2/ Private equity firms don’t normally invest in syndicates. A single firm makes the investment and takes responsibility for making it work. This one is not so cut and dried for me as the first observation. Syndicates, when they are functional and small, are quite powerful. But many times syndicates are large, unwieldy, and dysfunctional. And then there is a ton of finger pointing, or worse, abdicating responsibility to another director. For the CEO, there is often a question of who to listen to, what to do with conflicting direction from the investors, and how to manage this unwieldy mess. The beauty of one firm calling all the shots makes me jealous of the private equity world at times. It is helpful for everyone to know who is the boss and who is making the calls. Venture capital syndicates and board often suffer from a lack of that clarity and if you have a weak or inexperienced CEO, it is a really bad combination.

3/ Private equity firms make the call when to sell. In VC, entrepreneurs will make the call when they are in charge or the board will when they are not. In any case, a VC firm is rarely in a position to make the call on when to sell. Marc Andreessen makes the claim in the recent Tad Friend profile of him in The New Yorker that Accel wanted to sell Facebook to Yahoo! for $1bn but Mark Zuckerberg really didn’t want to (and that Marc Andreessen urged him not to). I’m not sure if that is accurate or revisionist history (which the startup sector is full of), but in any case it is sometimes for the best that the VC firm doesn’t make the call on when to sell. A lot of big independent public companies would not exist if VCs made the call on when to sell. However, that is really only true when the investment is a breakout success. There are many venture portfolios (ours included) full of good but not great companies that would be best sold to a consolidator so that everyone, the entrepreneurs, the employees, and the investors can move on to other things. That doesn’t happen as much in VC because no one person can make this call all by themselves.

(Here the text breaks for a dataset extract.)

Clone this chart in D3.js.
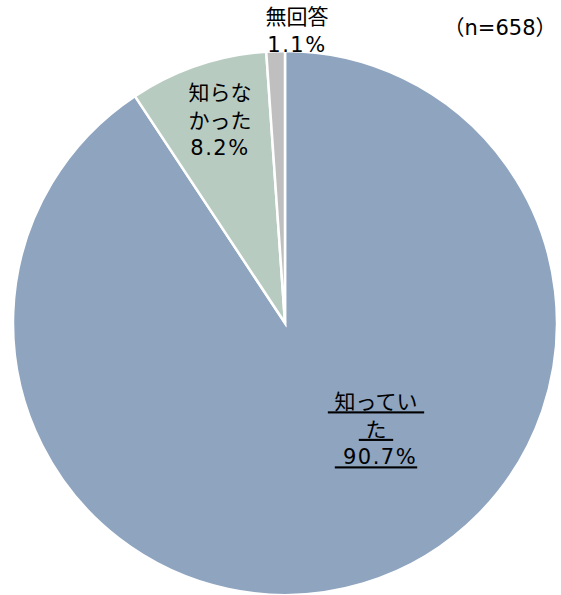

4/ Private equity firms are great at digging into the business and figuring out what is broken and how to fix it. We don’t do so much of that in the VC business. For one, the CEOs feel that we are being disruptive when we do that. And also, VC firms don’t normally have the armies of associates and junior partners who do that work in private equity firms. I’ve watched a private equity partner engage in a minority growth investment and I am impressed by the insights they can provide the management when allowed to do a deep dive on the business. VCs often lose interest as a company grows and turns into a big operating company, when this kind of “consulting” work is most valuable, whereas private equity gets its juices flowing on these sorts of situations.

I’ve come to realize that I need to be more attentive to this phase of a company’s development because our returns mostly come from the big breakout companies and if we can help make them 2-3x more valuable (as a private equity firm would seek to do), that can drive our returns on these big winners from 50x to 150x. And that’s a huge difference. So while I don’t see myself equipping myself with an army of analysts and consultants and doing deep dives on our biggest companies, I do see myself trying to ask harder questions and force more instrumentation into the businesses so that the boards I am on can add more value.

The main thing I’ve come away with from this several week long rumination on private equity is the value of having very clear lines of responsibility, crisp decision making, clarity of who is calling the shots, and, mostly, a deep feeling of ownership and responsibility for the businesses we invest in. It’s not possible for one VC partner to do this for more than about eight to ten companies, and most VCs take on way more portfolio companies than that in an effort to scale their businesses and get to better economics. But I think we can learn a lot from what works so well in private equity. I think we can borrow some of their tactics to produce better outcomes for the entrepreneurs we back and the companies they create.